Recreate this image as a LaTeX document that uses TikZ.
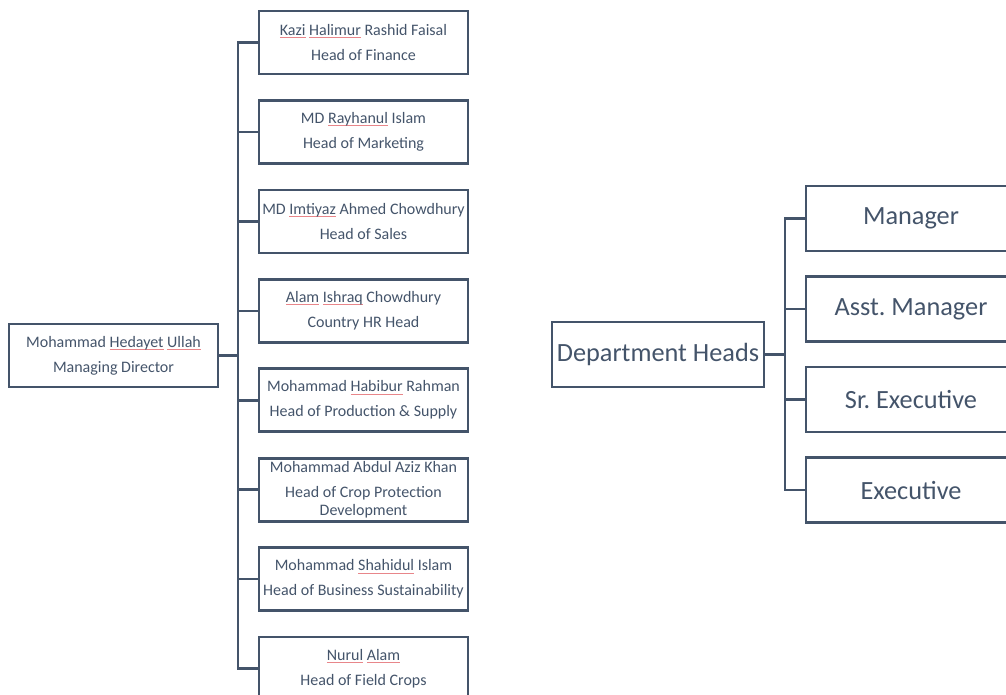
\documentclass[tikz,border=0pt]{standalone}
\usepackage{fontspec}
\setmainfont{Carlito}
\frenchspacing
\definecolor{slate}{HTML}{44546A}
\definecolor{squig}{HTML}{E8868A}
\newcommand\sqw[1]{\setbox0\hbox{#1}\rlap{\textcolor{squig}{\rule[-2.6pt]{\wd0}{0.7pt}}}\box0\relax}
\begin{document}
\begin{tikzpicture}[x=1pt,y=-1pt,
  box/.style={draw=slate, line width=2.6pt, text=slate, minimum width=209pt, minimum height=63pt, align=center, inner sep=0pt, font=\fontsize{16}{18}\selectfont},
  big/.style={draw=slate, line width=2.6pt, text=slate, minimum width=210pt, minimum height=65pt, inner sep=0pt, font=\fontsize{26.3}{30}\selectfont},
  link/.style={draw=slate, line width=2.6pt}]
\useasboundingbox (0,0) rectangle (1006,694);
\clip (0,0) rectangle (1006,694);
% left chart
\node[box] (md) at (113.5,355.5) {Mohammad \sqw{Hedayet} \sqw{Ullah}\\[7pt]Managing Director};
\node[box] (c1) at (363.5,42.5) {\sqw{Kazi} \sqw{Halimur} Rashid Faisal\\[7pt]Head of Finance};
\node[box] (c2) at (363.5,131.9) {MD \sqw{Rayhanul} Islam\\[7pt]Head of Marketing};
\node[box] (c3) at (363.5,221.4) {MD \sqw{Imtiyaz} Ahmed Chowdhury\\[7pt]Head of Sales};
\node[box] (c4) at (363.5,310.8) {\sqw{Alam} \sqw{Ishraq} Chowdhury\\[7pt]Country HR Head};
\node[box] (c5) at (363.5,400.2) {Mohammad \sqw{Habibur} Rahman\\[7pt]Head of Production \& Supply};
\node[box] (c6) at (363.5,489.7) {Mohammad Abdul Aziz Khan\\[7pt]Head of Crop Protection\\Development};
\node[box] (c7) at (363.5,579.1) {Mohammad \sqw{Shahidul} Islam\\[7pt]Head of Business Sustainability};
\node[box] (c8) at (363.5,668.5) {\sqw{Nurul} \sqw{Alam}\\[7pt]Head of Field Crops};
\coordinate (ls) at (238,355.5);
\draw[link] (md.east) -- (ls);
\draw[link] (c1.west) -- (c1.west -| ls) -- (c8.west -| ls) -- (c8.west);
\foreach \i in {2,...,7} \draw[link] (c\i.west) -- (c\i.west -| ls);
% right chart
\node[big, minimum width=212pt] (dh) at (658,354.5) {Department Heads};
\node[big] (r1) at (911,218.5) {Manager};
\node[big] (r2) at (911,309) {Asst. Manager};
\node[big] (r3) at (911,399.5) {Sr. Executive};
\node[big] (r4) at (911,490) {Executive};
\coordinate (rs) at (785,354.5);
\draw[link] (dh.east) -- (rs);
\draw[link] (r1.west) -- (r1.west -| rs) -- (r4.west -| rs) -- (r4.west);
\foreach \i in {2,3} \draw[link] (r\i.west) -- (r\i.west -| rs);
\end{tikzpicture}
\end{document}
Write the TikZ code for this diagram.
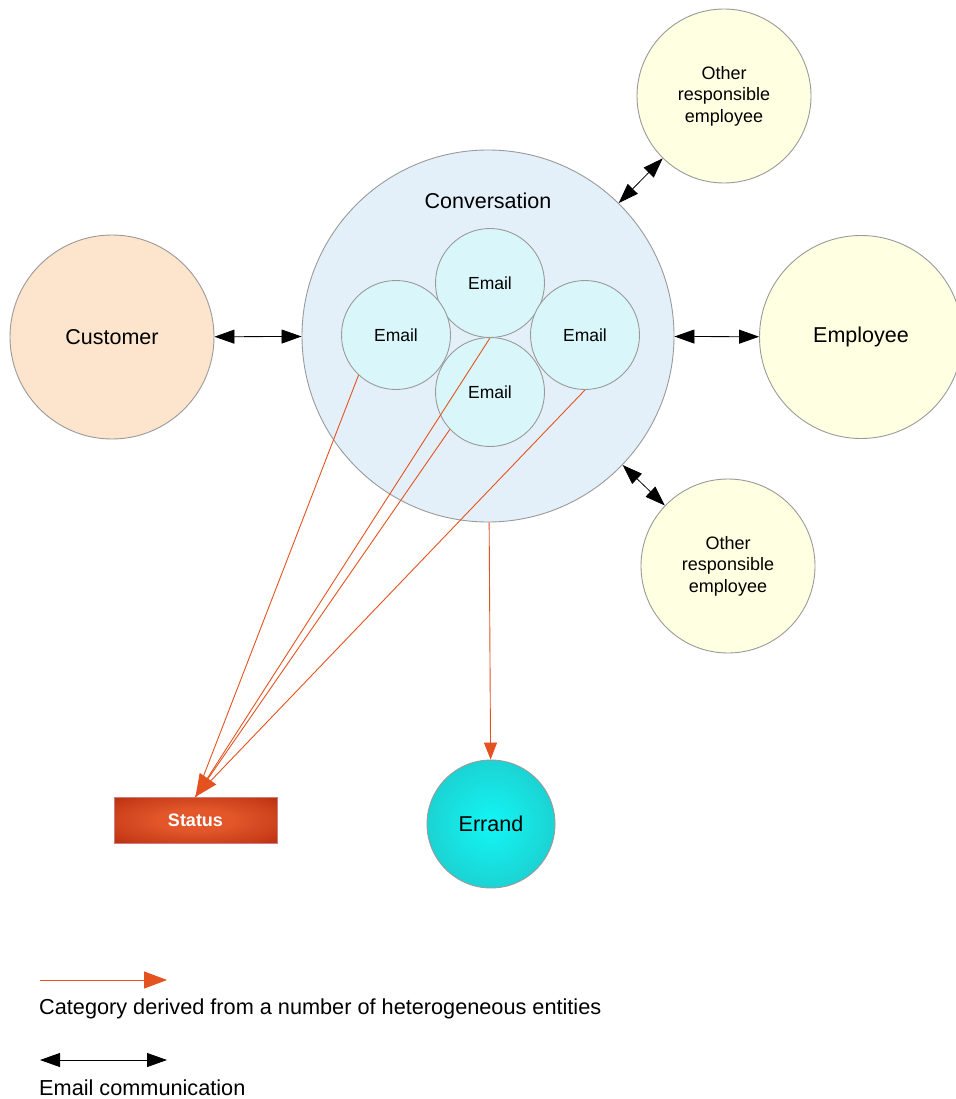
\documentclass[tikz,border=0pt]{standalone}
\usepackage{fontspec}
\setmainfont{Liberation Sans}
\usetikzlibrary{arrows.meta}

\definecolor{rimgray}{HTML}{9A9A9A}
\definecolor{convfill}{HTML}{E4F0F9}
\definecolor{mailfill}{HTML}{D9F7FA}
\definecolor{custfill}{HTML}{FDE4CC}
\definecolor{empfill}{HTML}{FFFFE1}
\definecolor{derivedline}{HTML}{E4531F}
\definecolor{statusin}{HTML}{E2562A}
\definecolor{statusmid}{HTML}{C63A18}
\definecolor{statusout}{HTML}{A0150A}
\definecolor{errandin}{HTML}{12F6F6}
\definecolor{errandmid}{HTML}{1ADADA}
\definecolor{errandout}{HTML}{22B2B2}

% soft glows for the derived category shapes
\pgfdeclareradialshading{statusglow}{\pgfpoint{0bp}{0bp}}{%
  color(0bp)=(statusin); color(12bp)=(statusin); color(30bp)=(statusmid); color(46bp)=(statusout); color(70bp)=(statusout)}
\pgfdeclareradialshading{errandglow}{\pgfpoint{0bp}{0bp}}{%
  color(0bp)=(errandin); color(20bp)=(errandmid); color(50bp)=(errandout); color(70bp)=(errandout)}

\tikzset{
  bubble/.style={circle, draw=rimgray, line width=0.9pt, inner sep=0pt, align=center},
  mailbubble/.style={bubble, fill=mailfill, minimum size=109pt, font=\fontsize{17.5}{20}\selectfont},
  peerbubble/.style={bubble, fill=empfill, minimum size=174pt, font=\fontsize{18}{21.5}\selectfont},
  mailcomm/.style={line width=0.8pt, draw=black,
    {Triangle[length=20pt,width=14pt]}-{Triangle[length=20pt,width=14pt]}},
  derived/.style={line width=0.9pt, draw=derivedline},
  bigtext/.style={font=\fontsize{21.5}{24}\selectfont},
}

\begin{document}
\begin{tikzpicture}[x=1pt,y=-1pt]
\useasboundingbox[fill=white] (0,0) rectangle (955,1099);

% conversation with its emails
\node[bubble, fill=convfill, minimum size=372pt] (conv) at (488,336) {};
\node[bigtext] (convlabel) at (488,201) {Conversation};
\node[mailbubble] (mtop) at (490,283) {Email};
\node[mailbubble] (mleft) at (396,335) {Email};
\node[mailbubble] (mright) at (585,335) {Email};
\node[mailbubble] (mbot) at (490,392) {Email};

% parties
\node[bubble, fill=custfill, minimum size=204pt, bigtext] (cust) at (112,337) {Customer};
\node[bubble, fill=empfill, minimum size=203pt, bigtext] (emp) at (861,337) {Employee};
\node[peerbubble] (otop) at (724,96) {Other\\responsible\\employee};
\node[peerbubble] (obot) at (728,566) {Other\\responsible\\employee};

% derived categories
\node[rectangle, minimum width=163pt, minimum height=46pt, inner sep=0pt,
      shading=statusglow, draw=statusout!55!white, line width=0.5pt,
      text=white, font=\bfseries\fontsize{18}{20}\selectfont] (status) at (195.5,820) {Status};
\node[circle, minimum size=128pt, inner sep=0pt, shading=errandglow,
      draw=rimgray, line width=0.9pt, bigtext] (errand) at (491,824) {Errand};

% email communication
\draw[mailcomm] (cust) -- (conv);
\draw[mailcomm] (conv) -- (emp);
\draw[mailcomm] (conv) -- (otop);
\draw[mailcomm] (conv) -- (obot);

% derivation connectors
\draw[derived] (mleft.227) -- (status.north);
\draw[derived] (mtop.south) -- (status.north);
\draw[derived] (mright.south) -- (status.north);
\draw[derived, -{Triangle[length=22pt,width=20pt]}] (mbot.223) -- (status.north);
\draw[derived, -{Triangle[length=17pt,width=13pt]}] (conv) -- (errand);

% legend
\coordinate (la) at (40,980);
\coordinate (lb) at (167,980);
\coordinate (lc) at (40,1060);
\coordinate (ld) at (167,1060);
\draw[derived, -{Triangle[length=23pt,width=17pt]}] (la) -- (lb);
\draw[mailcomm] (lc) -- (ld);
\node[anchor=west, inner sep=0pt, font=\fontsize{21.7}{24}\selectfont] (ltext1) at (39,1009) {Category derived from a number of heterogeneous entities};
\node[anchor=west, inner sep=0pt, font=\fontsize{21.7}{24}\selectfont] (ltext2) at (39,1088) {Email communication};
\end{tikzpicture}
\end{document}
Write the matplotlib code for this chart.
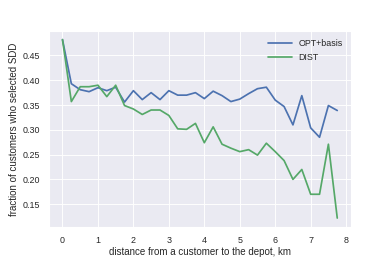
------------------------
▶ [Description of the task]
All of the data above should be transcribed verbatim, with pictures omitted.

▶ [Exercise response]
Recreate this image as a LaTeX document that uses TikZ.
\documentclass[tikz,border=0pt]{standalone}
\usepackage{fontspec}
\setmainfont{Carlito}
\frenchspacing
\definecolor{slate}{HTML}{44546A}
\definecolor{squig}{HTML}{E8868A}
\newcommand\sqw[1]{\setbox0\hbox{#1}\rlap{\textcolor{squig}{\rule[-2.6pt]{\wd0}{0.7pt}}}\box0\relax}
\begin{document}
\begin{tikzpicture}[x=1pt,y=-1pt,
  box/.style={draw=slate, line width=2.6pt, text=slate, minimum width=209pt, minimum height=63pt, align=center, inner sep=0pt, font=\fontsize{16}{18}\selectfont},
  big/.style={draw=slate, line width=2.6pt, text=slate, minimum width=210pt, minimum height=65pt, inner sep=0pt, font=\fontsize{26.3}{30}\selectfont},
  link/.style={draw=slate, line width=2.6pt}]
\useasboundingbox (0,0) rectangle (1006,694);
\clip (0,0) rectangle (1006,694);
% left chart
\node[box] (md) at (113.5,355.5) {Mohammad \sqw{Hedayet} \sqw{Ullah}\\[7pt]Managing Director};
\node[box] (c1) at (363.5,42.5) {\sqw{Kazi} \sqw{Halimur} Rashid Faisal\\[7pt]Head of Finance};
\node[box] (c2) at (363.5,131.9) {MD \sqw{Rayhanul} Islam\\[7pt]Head of Marketing};
\node[box] (c3) at (363.5,221.4) {MD \sqw{Imtiyaz} Ahmed Chowdhury\\[7pt]Head of Sales};
\node[box] (c4) at (363.5,310.8) {\sqw{Alam} \sqw{Ishraq} Chowdhury\\[7pt]Country HR Head};
\node[box] (c5) at (363.5,400.2) {Mohammad \sqw{Habibur} Rahman\\[7pt]Head of Production \& Supply};
\node[box] (c6) at (363.5,489.7) {Mohammad Abdul Aziz Khan\\[7pt]Head of Crop Protection\\Development};
\node[box] (c7) at (363.5,579.1) {Mohammad \sqw{Shahidul} Islam\\[7pt]Head of Business Sustainability};
\node[box] (c8) at (363.5,668.5) {\sqw{Nurul} \sqw{Alam}\\[7pt]Head of Field Crops};
\coordinate (ls) at (238,355.5);
\draw[link] (md.east) -- (ls);
\draw[link] (c1.west) -- (c1.west -| ls) -- (c8.west -| ls) -- (c8.west);
\foreach \i in {2,...,7} \draw[link] (c\i.west) -- (c\i.west -| ls);
% right chart
\node[big, minimum width=212pt] (dh) at (658,354.5) {Department Heads};
\node[big] (r1) at (911,218.5) {Manager};
\node[big] (r2) at (911,309) {Asst. Manager};
\node[big] (r3) at (911,399.5) {Sr. Executive};
\node[big] (r4) at (911,490) {Executive};
\coordinate (rs) at (785,354.5);
\draw[link] (dh.east) -- (rs);
\draw[link] (r1.west) -- (r1.west -| rs) -- (r4.west -| rs) -- (r4.west);
\foreach \i in {2,3} \draw[link] (r\i.west) -- (r\i.west -| rs);
\end{tikzpicture}
\end{document}
Write the TikZ code for this diagram.
\documentclass[tikz,border=0pt]{standalone}
\usepackage{fontspec}
\setmainfont{Liberation Sans}
\usetikzlibrary{arrows.meta}

\definecolor{rimgray}{HTML}{9A9A9A}
\definecolor{convfill}{HTML}{E4F0F9}
\definecolor{mailfill}{HTML}{D9F7FA}
\definecolor{custfill}{HTML}{FDE4CC}
\definecolor{empfill}{HTML}{FFFFE1}
\definecolor{derivedline}{HTML}{E4531F}
\definecolor{statusin}{HTML}{E2562A}
\definecolor{statusmid}{HTML}{C63A18}
\definecolor{statusout}{HTML}{A0150A}
\definecolor{errandin}{HTML}{12F6F6}
\definecolor{errandmid}{HTML}{1ADADA}
\definecolor{errandout}{HTML}{22B2B2}

% soft glows for the derived category shapes
\pgfdeclareradialshading{statusglow}{\pgfpoint{0bp}{0bp}}{%
  color(0bp)=(statusin); color(12bp)=(statusin); color(30bp)=(statusmid); color(46bp)=(statusout); color(70bp)=(statusout)}
\pgfdeclareradialshading{errandglow}{\pgfpoint{0bp}{0bp}}{%
  color(0bp)=(errandin); color(20bp)=(errandmid); color(50bp)=(errandout); color(70bp)=(errandout)}

\tikzset{
  bubble/.style={circle, draw=rimgray, line width=0.9pt, inner sep=0pt, align=center},
  mailbubble/.style={bubble, fill=mailfill, minimum size=109pt, font=\fontsize{17.5}{20}\selectfont},
  peerbubble/.style={bubble, fill=empfill, minimum size=174pt, font=\fontsize{18}{21.5}\selectfont},
  mailcomm/.style={line width=0.8pt, draw=black,
    {Triangle[length=20pt,width=14pt]}-{Triangle[length=20pt,width=14pt]}},
  derived/.style={line width=0.9pt, draw=derivedline},
  bigtext/.style={font=\fontsize{21.5}{24}\selectfont},
}

\begin{document}
\begin{tikzpicture}[x=1pt,y=-1pt]
\useasboundingbox[fill=white] (0,0) rectangle (955,1099);

% conversation with its emails
\node[bubble, fill=convfill, minimum size=372pt] (conv) at (488,336) {};
\node[bigtext] (convlabel) at (488,201) {Conversation};
\node[mailbubble] (mtop) at (490,283) {Email};
\node[mailbubble] (mleft) at (396,335) {Email};
\node[mailbubble] (mright) at (585,335) {Email};
\node[mailbubble] (mbot) at (490,392) {Email};

% parties
\node[bubble, fill=custfill, minimum size=204pt, bigtext] (cust) at (112,337) {Customer};
\node[bubble, fill=empfill, minimum size=203pt, bigtext] (emp) at (861,337) {Employee};
\node[peerbubble] (otop) at (724,96) {Other\\responsible\\employee};
\node[peerbubble] (obot) at (728,566) {Other\\responsible\\employee};

% derived categories
\node[rectangle, minimum width=163pt, minimum height=46pt, inner sep=0pt,
      shading=statusglow, draw=statusout!55!white, line width=0.5pt,
      text=white, font=\bfseries\fontsize{18}{20}\selectfont] (status) at (195.5,820) {Status};
\node[circle, minimum size=128pt, inner sep=0pt, shading=errandglow,
      draw=rimgray, line width=0.9pt, bigtext] (errand) at (491,824) {Errand};

% email communication
\draw[mailcomm] (cust) -- (conv);
\draw[mailcomm] (conv) -- (emp);
\draw[mailcomm] (conv) -- (otop);
\draw[mailcomm] (conv) -- (obot);

% derivation connectors
\draw[derived] (mleft.227) -- (status.north);
\draw[derived] (mtop.south) -- (status.north);
\draw[derived] (mright.south) -- (status.north);
\draw[derived, -{Triangle[length=22pt,width=20pt]}] (mbot.223) -- (status.north);
\draw[derived, -{Triangle[length=17pt,width=13pt]}] (conv) -- (errand);

% legend
\coordinate (la) at (40,980);
\coordinate (lb) at (167,980);
\coordinate (lc) at (40,1060);
\coordinate (ld) at (167,1060);
\draw[derived, -{Triangle[length=23pt,width=17pt]}] (la) -- (lb);
\draw[mailcomm] (lc) -- (ld);
\node[anchor=west, inner sep=0pt, font=\fontsize{21.7}{24}\selectfont] (ltext1) at (39,1009) {Category derived from a number of heterogeneous entities};
\node[anchor=west, inner sep=0pt, font=\fontsize{21.7}{24}\selectfont] (ltext2) at (39,1088) {Email communication};
\end{tikzpicture}
\end{document}
Write the matplotlib code for this chart.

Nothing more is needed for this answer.